Which brings us to inertial confinement, the newer, shinier (literally) option. In inertial confinement you’re a lot more directly trying to apply pressure to a packet of hydrogen, and hoping everything goes smoothly from there. Inertial confinement makes sense, because the gravity used by stars is a type of inertial confinement! But how do you get that kind of pressure on Earth? Well, the solution they came up with was shining extremely powerful lasers on a packet of hydrogen to force its outermost layer–where the lasers hit–to explode. If you do it evenly all around, in theory you should get significant implosion from your ring of mini-explosions. This, to be clear, is absolutely not how stars do it–in fact, in stars, the light pressure is a counter-pressure to gravity, pushing outwards from the core where it’s generated. It’s what keeps the outer layers of a star nice and fluffy so it doesn’t collapse into a white dwarf or a neutron star. But this method it does have its advantages: the laser light causing the implosion does double-duty by also acting as the heat source for getting the hydrogen packet up to fusion-level temperatures.
(the standard picture of a packet of hydrogen being hit by lasers and having rings of mini-explosions on the outside, resulting in (hopefully) implosion)
Ok. So does this method work? So here’s the thing. Today they’re publishing in the mainstream media that they got more energy out–due to fusion–than they put in with their lasers.
Than they put in with their lasers. Not than they put into powering the lasers. Let alone powering the facility.

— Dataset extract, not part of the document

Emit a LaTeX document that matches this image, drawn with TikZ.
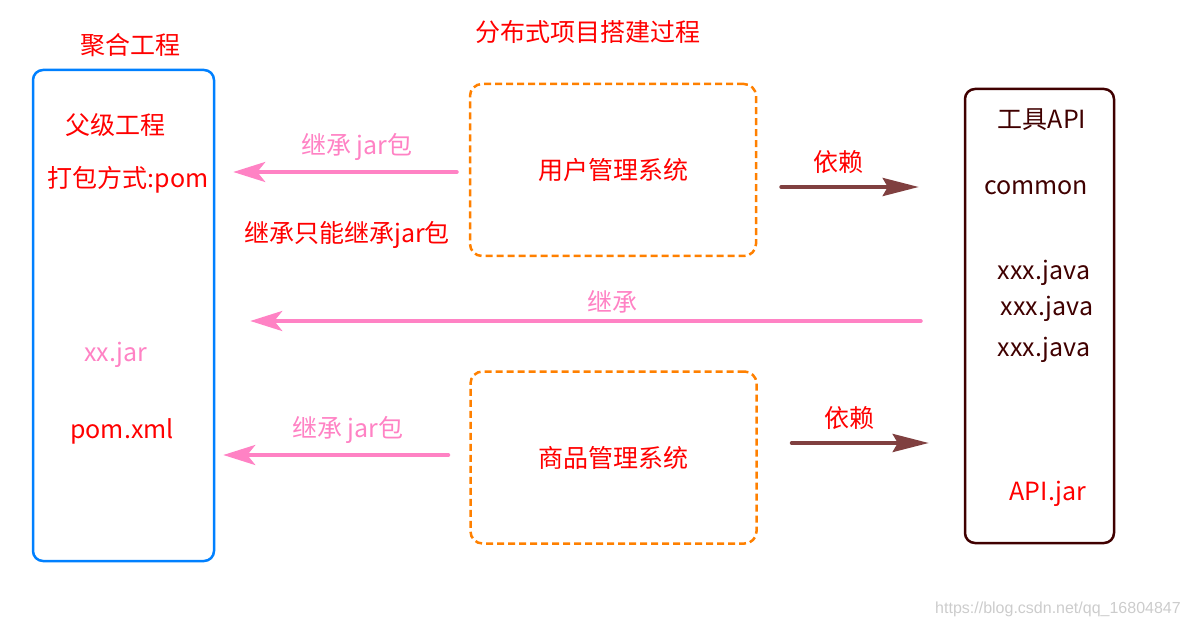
\documentclass[tikz,border=0pt]{standalone}
\usepackage{fontspec}
\setmainfont{Noto Sans CJK SC}
\newfontfamily\markfont{Liberation Sans}
\usetikzlibrary{arrows.meta}

\definecolor{redtxt}{RGB}{255,0,0}
\definecolor{pinkline}{RGB}{255,130,196}
\definecolor{bluebox}{RGB}{0,128,255}
\definecolor{orangebox}{RGB}{255,128,0}
\definecolor{brownbox}{RGB}{64,0,0}
\definecolor{brownline}{RGB}{128,64,64}

\begin{document}
\begin{tikzpicture}[x=1pt,y=-1pt,
    every node/.style={inner sep=0pt},
    lbl/.style={font=\fontsize{25}{29}\selectfont, text=redtxt},
    pinklbl/.style={lbl, text=pinkline},
    brownlbl/.style={lbl, text=brownbox},
    parentbox/.style={draw=bluebox, line width=2.5pt, rounded corners=10pt,
      minimum width=181pt, minimum height=491pt},
    sysbox/.style={lbl, draw=orangebox, line width=2.5pt, dash pattern=on 7pt off 4pt,
      rounded corners=12pt, minimum width=286pt, minimum height=172pt},
    toolbox/.style={draw=brownbox, line width=2.5pt, rounded corners=10pt,
      minimum width=149pt, minimum height=454pt},
    inherit/.style={draw=pinkline, line width=4pt, line cap=round,
      -{Stealth[length=32pt,width=20pt,inset=8pt]}},
    depend/.style={draw=brownline, line width=4pt, line cap=round,
      -{Stealth[length=36pt,width=18pt,inset=5pt]}}
  ]
  \useasboundingbox (0,0) rectangle (1188,628);

  % boxes
  \node[parentbox] (parent) at (123.5,315.5) {};
  \node[sysbox] (user) at (613,170) {用户管理系统};
  \node[sysbox] (goods) at (613.5,457.5) {商品管理系统};
  \node[toolbox] (tool) at (1039.5,316) {};

  % texts
  \node[lbl] (title) at (588,32) {分布式项目搭建过程};
  \node[lbl] (aggr) at (130,45) {聚合工程};
  \node[lbl] (fath) at (115,125) {父级工程};
  \node[lbl] (pack) at (128,180) {打包方式:pom};
  \node[pinklbl] (xxjar) at (116,355) {xx.jar};
  \node[lbl] (pomxml) at (122,431) {pom.xml};
  \node[lbl] (only) at (347,235) {继承只能继承jar包};
  \node[pinklbl] (inh1) at (357,147) {继承 jar包};
  \node[pinklbl] (inh2) at (612,302) {继承};
  \node[pinklbl] (inh3) at (348,430) {继承 jar包};
  \node[lbl] (dep1) at (838,162) {依赖};
  \node[lbl] (dep2) at (849,418) {依赖};
  \node[brownlbl] (toolname) at (1042,120) {工具API};
  \node[brownlbl] (common) at (1036,188) {common};
  \node[brownlbl] (java1) at (1044,273) {xxx.java};
  \node[brownlbl] (java2) at (1047,309) {xxx.java};
  \node[brownlbl] (java3) at (1044,350) {xxx.java};
  \node[lbl] (apijar) at (1048,494) {API.jar};
  \node[font=\markfont\fontsize{16}{18}\selectfont, text=black!20] (mark) at (1058,609)
    {https://blog.csdn.net/qq\_16804847};

  % arrows
  \draw[inherit, shorten <=12pt, shorten >=18pt] ([yshift=-2pt]user.west) -- ([yshift=-2pt]user.west -| parent.east);
  \draw[inherit, shorten <=43pt, shorten >=35pt] ([yshift=-5pt]tool.west) -- ([yshift=-5pt]tool.west -| parent.east);
  \draw[inherit, shorten <=21pt, shorten >=8pt] ([yshift=2.5pt]goods.west) -- ([yshift=2.5pt]goods.west -| parent.east);
  \draw[depend, shorten <=24pt, shorten >=45pt] ([yshift=-17pt]user.east) -- ([yshift=-17pt]user.east -| tool.west);
  \draw[depend, shorten <=34pt, shorten >=35pt] ([yshift=14.5pt]goods.east) -- ([yshift=14.5pt]goods.east -| tool.west);
\end{tikzpicture}
\end{document}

They are absolutely eliding that. They are shifting the goalposts to something ridiculous, something that can’t even be cross-compared with a magnetic confinement experiment. And then claiming they won, that they’re the first to break even or better. They absolutely did not. Lasers aren’t even efficient, they’re cheating by at least whole order of magnitude here, possibly two. Oh, and also, each shot is one-and-done, and then you have to get a whole new hydrogen packet and start over–you can’t do anything sustainable with this. It apparently currently takes them a full day to reset their machines.
There is actually no real comparison available between the two approaches right now, but we can say with confidence that neither has succeeded yet. Sure, inertial confinement reached a new milestone today, and that’s great, any incremental progress is great. But it was also an extremely arbitrary milestone that doesn’t necessarily matter that much as a milestone. It’s just incremental progress.
And here’s the other thing. Physics in general tends not to be drama-heavy. Physicists have a bro-code where they don’t talk shit about each other in public. Of course they do behind closed doors, it’s human nature, but that means you’re only going to hear about your own subfield, and your friends’ coworkers. The exception, the one branch of physics that has public blowups, angry letters in physics newsletters, etc, is fusion science.
So now it’s time to get out your popcorn.